[START]
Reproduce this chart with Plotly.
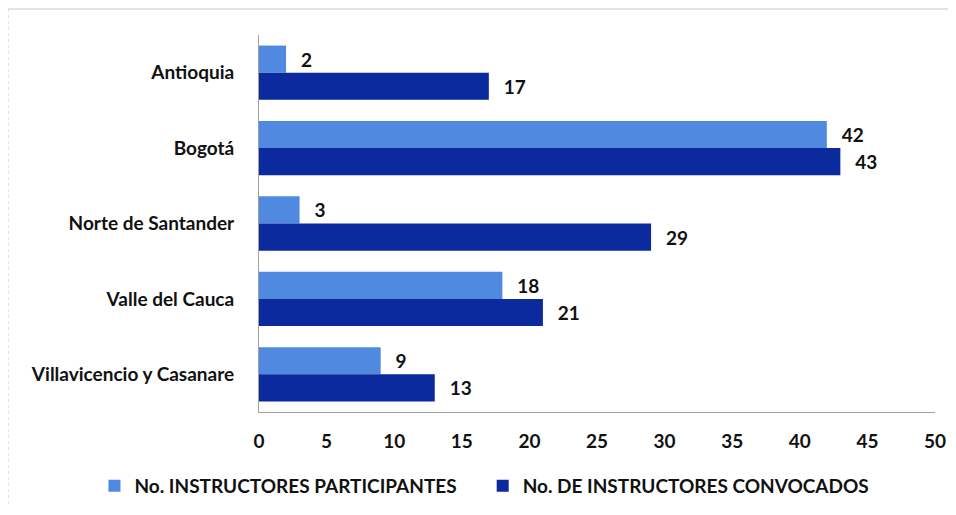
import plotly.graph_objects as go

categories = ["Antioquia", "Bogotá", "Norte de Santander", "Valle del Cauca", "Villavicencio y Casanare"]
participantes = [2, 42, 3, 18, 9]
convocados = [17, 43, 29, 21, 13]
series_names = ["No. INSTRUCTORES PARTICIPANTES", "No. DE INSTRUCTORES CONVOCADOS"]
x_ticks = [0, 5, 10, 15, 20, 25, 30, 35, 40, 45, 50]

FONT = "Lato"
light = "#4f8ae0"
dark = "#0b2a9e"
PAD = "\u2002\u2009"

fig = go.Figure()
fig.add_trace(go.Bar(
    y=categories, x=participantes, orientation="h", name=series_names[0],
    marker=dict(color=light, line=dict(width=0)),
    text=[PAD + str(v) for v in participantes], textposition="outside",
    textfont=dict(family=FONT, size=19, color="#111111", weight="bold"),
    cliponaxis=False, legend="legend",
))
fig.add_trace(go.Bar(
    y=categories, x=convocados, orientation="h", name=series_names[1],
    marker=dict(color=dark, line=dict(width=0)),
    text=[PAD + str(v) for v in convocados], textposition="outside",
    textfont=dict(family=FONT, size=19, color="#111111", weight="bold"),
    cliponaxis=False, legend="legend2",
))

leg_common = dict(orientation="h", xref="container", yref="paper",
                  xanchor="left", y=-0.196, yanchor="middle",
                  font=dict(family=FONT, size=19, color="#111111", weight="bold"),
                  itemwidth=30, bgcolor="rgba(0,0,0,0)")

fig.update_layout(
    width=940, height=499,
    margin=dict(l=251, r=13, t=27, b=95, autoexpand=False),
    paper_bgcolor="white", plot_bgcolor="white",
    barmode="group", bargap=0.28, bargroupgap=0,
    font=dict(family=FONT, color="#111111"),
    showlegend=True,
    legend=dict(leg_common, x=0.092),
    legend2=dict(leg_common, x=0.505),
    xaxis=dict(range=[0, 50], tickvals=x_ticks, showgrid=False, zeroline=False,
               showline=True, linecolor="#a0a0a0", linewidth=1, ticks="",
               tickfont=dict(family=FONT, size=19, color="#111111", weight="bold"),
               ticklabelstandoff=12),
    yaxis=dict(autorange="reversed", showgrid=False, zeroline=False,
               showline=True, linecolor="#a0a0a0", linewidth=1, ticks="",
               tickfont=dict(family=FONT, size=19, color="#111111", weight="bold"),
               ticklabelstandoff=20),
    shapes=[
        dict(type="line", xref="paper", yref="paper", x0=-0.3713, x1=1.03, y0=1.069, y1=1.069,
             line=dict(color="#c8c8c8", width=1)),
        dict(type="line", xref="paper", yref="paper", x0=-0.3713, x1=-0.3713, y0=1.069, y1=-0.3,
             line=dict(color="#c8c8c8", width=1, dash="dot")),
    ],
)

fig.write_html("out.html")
[END]
Leave out the pictures and transcribe everything else exactly.

* _Written solution_:
Reproduce this chart with Plotly.
import plotly.graph_objects as go

categories = ["Antioquia", "Bogotá", "Norte de Santander", "Valle del Cauca", "Villavicencio y Casanare"]
participantes = [2, 42, 3, 18, 9]
convocados = [17, 43, 29, 21, 13]
series_names = ["No. INSTRUCTORES PARTICIPANTES", "No. DE INSTRUCTORES CONVOCADOS"]
x_ticks = [0, 5, 10, 15, 20, 25, 30, 35, 40, 45, 50]

FONT = "Lato"
light = "#4f8ae0"
dark = "#0b2a9e"
PAD = "\u2002\u2009"

fig = go.Figure()
fig.add_trace(go.Bar(
    y=categories, x=participantes, orientation="h", name=series_names[0],
    marker=dict(color=light, line=dict(width=0)),
    text=[PAD + str(v) for v in participantes], textposition="outside",
    textfont=dict(family=FONT, size=19, color="#111111", weight="bold"),
    cliponaxis=False, legend="legend",
))
fig.add_trace(go.Bar(
    y=categories, x=convocados, orientation="h", name=series_names[1],
    marker=dict(color=dark, line=dict(width=0)),
    text=[PAD + str(v) for v in convocados], textposition="outside",
    textfont=dict(family=FONT, size=19, color="#111111", weight="bold"),
    cliponaxis=False, legend="legend2",
))

leg_common = dict(orientation="h", xref="container", yref="paper",
                  xanchor="left", y=-0.196, yanchor="middle",
                  font=dict(family=FONT, size=19, color="#111111", weight="bold"),
                  itemwidth=30, bgcolor="rgba(0,0,0,0)")

fig.update_layout(
    width=940, height=499,
    margin=dict(l=251, r=13, t=27, b=95, autoexpand=False),
    paper_bgcolor="white", plot_bgcolor="white",
    barmode="group", bargap=0.28, bargroupgap=0,
    font=dict(family=FONT, color="#111111"),
    showlegend=True,
    legend=dict(leg_common, x=0.092),
    legend2=dict(leg_common, x=0.505),
    xaxis=dict(range=[0, 50], tickvals=x_ticks, showgrid=False, zeroline=False,
               showline=True, linecolor="#a0a0a0", linewidth=1, ticks="",
               tickfont=dict(family=FONT, size=19, color="#111111", weight="bold"),
               ticklabelstandoff=12),
    yaxis=dict(autorange="reversed", showgrid=False, zeroline=False,
               showline=True, linecolor="#a0a0a0", linewidth=1, ticks="",
               tickfont=dict(family=FONT, size=19, color="#111111", weight="bold"),
               ticklabelstandoff=20),
    shapes=[
        dict(type="line", xref="paper", yref="paper", x0=-0.3713, x1=1.03, y0=1.069, y1=1.069,
             line=dict(color="#c8c8c8", width=1)),
        dict(type="line", xref="paper", yref="paper", x0=-0.3713, x1=-0.3713, y0=1.069, y1=-0.3,
             line=dict(color="#c8c8c8", width=1, dash="dot")),
    ],
)

fig.write_html("out.html")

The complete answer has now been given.